Mark Finchem is a state representative from Oro Valley, a small town in southern Arizona. He attended the Jan. 6 rally held right before insurrectionists waged an attack on the U.S. Capitol, and he shared text messages showing he was communicating with the rally’s organizers around that time. Finchem has refused to release all of his text messages and communications from the time the insurrection was underway, but that day he posted on social media that the violence was “what happens when the People feel they have been ignored, and Congress refuses to acknowledge rampant fraud."
In a statement last week, Trump said he was endorsing Finchem because of “his incredibly powerful stance on the massive Voter Fraud that took place in the 2020 Presidential Election Scam.”
There is no evidence that voter fraud affected the outcome of the election.
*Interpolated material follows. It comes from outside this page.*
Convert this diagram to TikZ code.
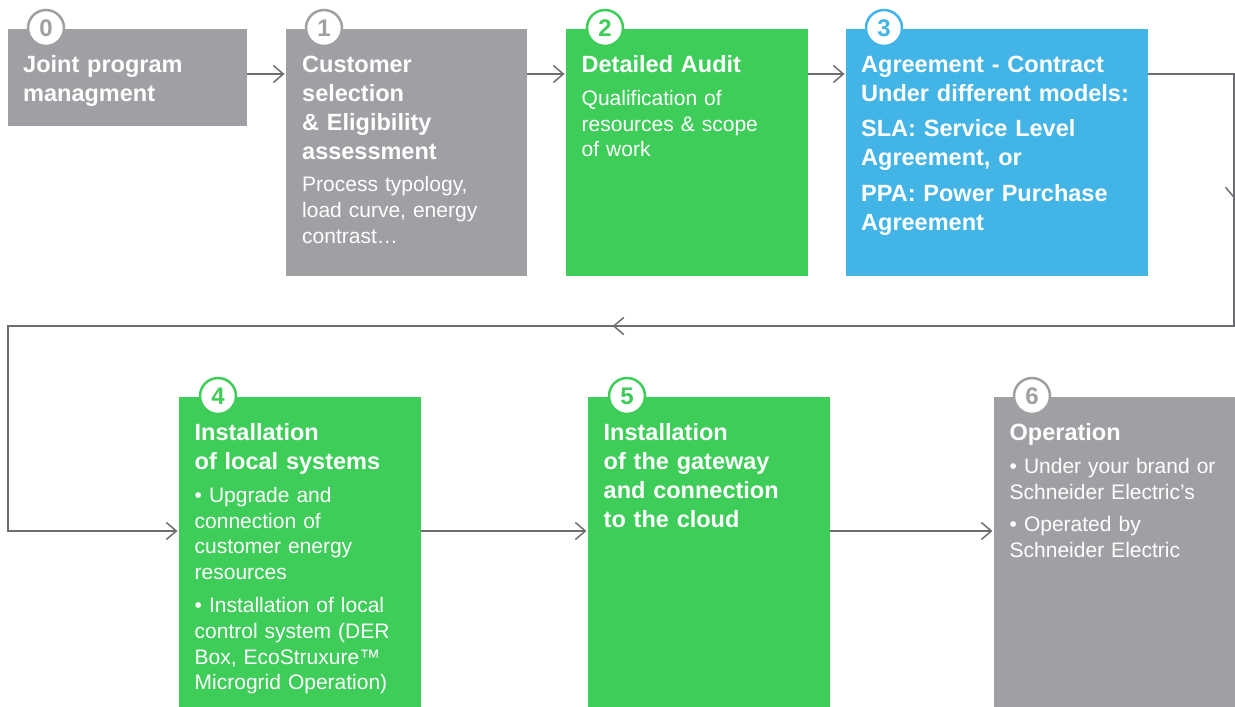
\documentclass[tikz,border=0pt]{standalone}
\usepackage{fontspec}
\setmainfont{Liberation Sans}
\usetikzlibrary{arrows.meta,decorations.markings}
\definecolor{sgray}{HTML}{9FA0A3}
\definecolor{sgreen}{HTML}{3DCD58}
\definecolor{sblue}{HTML}{42B4E6}
\definecolor{sline}{HTML}{6D6E71}
\newcommand\ttlfont{\fontsize{23.5}{29}\selectfont\bfseries\parindent=0pt}
\newcommand\bodyfont{\fontsize{21}{25.8}\selectfont\parindent=0pt}
\newcommand\numfont{\fontsize{24}{24}\selectfont\bfseries}
\tikzset{
  stepbox/.style={draw=none, rectangle, inner sep=0pt, anchor=north west},
  ttl/.style={anchor=north west, inner sep=0pt, text=white, align=left, text width=300pt, font=\ttlfont},
  bodytxt/.style={anchor=north west, inner sep=0pt, text=white, align=left, text width=300pt, font=\bodyfont},
  numc/.style={circle, fill=white, draw=#1, line width=2.5pt, minimum size=36pt, inner sep=0pt, text=#1, font=\numfont},
  tipa/.tip={Straight Barb[length=10pt,width=17pt]},
  conn/.style={draw=sline, line width=1.5pt, -tipa, shorten >=1.5pt},
}
\begin{document}
\begin{tikzpicture}[x=1pt,y=-1pt]
\useasboundingbox (0,0) rectangle (1235,707);
% boxes
\node[stepbox, fill=sgray,  minimum width=239pt, minimum height=97pt]  (b0) at (8,29) {};
\node[stepbox, fill=sgray,  minimum width=241pt, minimum height=247pt] (b1) at (286,29) {};
\node[stepbox, fill=sgreen, minimum width=242pt, minimum height=247pt] (b2) at (566,29) {};
\node[stepbox, fill=sblue,  minimum width=302pt, minimum height=247pt] (b3) at (846,29) {};
\node[stepbox, fill=sgreen, minimum width=242pt, minimum height=310pt] (b4) at (179,397) {};
\node[stepbox, fill=sgreen, minimum width=242pt, minimum height=310pt] (b5) at (588,397) {};
\node[stepbox, fill=sgray,  minimum width=241pt, minimum height=310pt] (b6) at (994,397) {};
% number circles
\node[numc=sgray]  (c0) at (46,28) {0};
\node[numc=sgray]  (c1) at (324,28) {1};
\node[numc=sgreen] (c2) at (605,28) {2};
\node[numc=sblue]  (c3) at (884,28) {3};
\node[numc=sgreen] (c4) at (218,396) {4};
\node[numc=sgreen] (c5) at (627,396) {5};
\node[numc=sgray]  (c6) at (1032,396) {6};
% texts
\node[ttl] (t0) at (23,51.7) {\strut Joint program\\managment};
\node[ttl] (t1) at (302,51.7) {\strut Customer\\selection\\\& Eligibility\\assessment};
\node[bodytxt] (d1) at (302,173.6) {\strut Process typology,\\load curve, energy\\contrast…};
\node[ttl] (t2) at (581.5,51.7) {\strut Detailed Audit};
\node[bodytxt] (d2) at (581.5,87) {\strut Qualification of\\resources \& scope\\of work};
\node[ttl] (t3) at (861,51.7) {\strut Agreement - Contract\\Under different models:\\[6.7pt]SLA: Service Level\\Agreement, or\\[6.7pt]PPA: Power Purchase\\Agreement};
\node[ttl] (t4) at (194.5,419.7) {\strut Installation\\of local systems};
\node[bodytxt] (d4) at (194.5,484) {\strut • Upgrade and\\connection of\\customer energy\\resources\\[7pt]• Installation of local\\control system (DER\\Box, EcoStruxure™\\Microgrid Operation)};
\node[ttl] (t5) at (603.5,419.7) {\strut Installation\\of the gateway\\and connection\\to the cloud};
\node[ttl] (t6) at (1009.5,419.7) {\strut Operation};
\node[bodytxt] (d6) at (1009.5,455) {\strut • Under your brand or\\Schneider Electric's\\[7pt]• Operated by\\Schneider Electric};
% helper coordinates
\coordinate (yA) at (0,74);
\coordinate (yB) at (0,531);
\coordinate (k1) at (1234,74);
\coordinate (k2) at (1234,326);
\coordinate (k3) at (8,326);
\coordinate (k4) at (8,531);
% connectors
\draw[conn] (b0.east |- yA) -- (b1.west |- yA);
\draw[conn] (b1.east |- yA) -- (b2.west |- yA);
\draw[conn] (b2.east |- yA) -- (b3.west |- yA);
\draw[conn, postaction={decorate}, decoration={markings,
    mark=at position 210pt with {\arrow{tipa}},
    mark=at position 959pt with {\arrow{tipa}}}]
  (b3.east |- yA) -- (k1) -- (k2) -- (k3) -- (k4) -- (b4.west |- yB);
\draw[conn] (b4.east |- yB) -- (b5.west |- yB);
\draw[conn] (b5.east |- yB) -- (b6.west |- yB);
\end{tikzpicture}
\end{document}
But conservative rioters attacked police and besieged the Capitol while pushing the lie that widespread election fraud occurred in districts with large Black and brown populations. Just last week, Finchem called for “statewide door-to-door voter verification,” without explaining what that would entail.
If he were to win the Republican nomination for secretary of state and next year’s general election, Finchem would have the power to certify — or not certify — election results, voting machines and eligible candidates in Arizona.
And make no mistake: Installing a pro-Trump sycophant as the top election official not only would drastically alter Arizona’s political trajectory, but it would also have huge implications for the rest of the country. Phoenix, the state’s metropolitan center, is the country’s fifth-largest city, and it was the fastest-growing large city in the U.S. over the past decade. That population growth has made Arizona more ethnically diverse and progressive over the years, paving the way for Democratic wins across the state in last year’s elections — including Joe Biden’s presidential victory.
Finchem is just the latest conservative white man in Arizona to test how far white rage can take him.
Although Mark Finchem is a clownish character, his candidacy is no joke. In a lot of ways, Arizona and the deranged Finchem candidacy could be a harbinger for the rest of the country. It’s no coincidence that Arizona has become the site of some of the country’s most virulent opposition to progressive, multiethnic democracy. This type of political showdown has a long history in the Copper State, where white politicians have stoked white voters’ racial animus to consolidate power. Mark Finchem and Donald Trump are just the latest to try.
When Republican Sen. Barry Goldwater of Arizona ran for president in 1964, he was widely condemned by civil rights leaders for his opposition to civil rights laws. Martin Luther King Jr. said Goldwater, who opposed the 1964 Civil Rights Act, “articulate[d] a philosophy which gives aid and comfort to the racists.”
In 1987, newly minted Gov. Evan Mecham, a Republican, placated white racists by fulfilling his campaign promise to repeal Martin Luther King Day.
For decades, Maricopa County Sheriff Joe Arpaio oversaw a brutal regime in Arizona that preyed upon Black and brown Arizonans, including a tradition of targeting and terrorizing immigrants.
Finchem is just the latest conservative white man in Arizona to test how far white rage can take him, and he’s betting that the former president’s endorsement will give him a boost.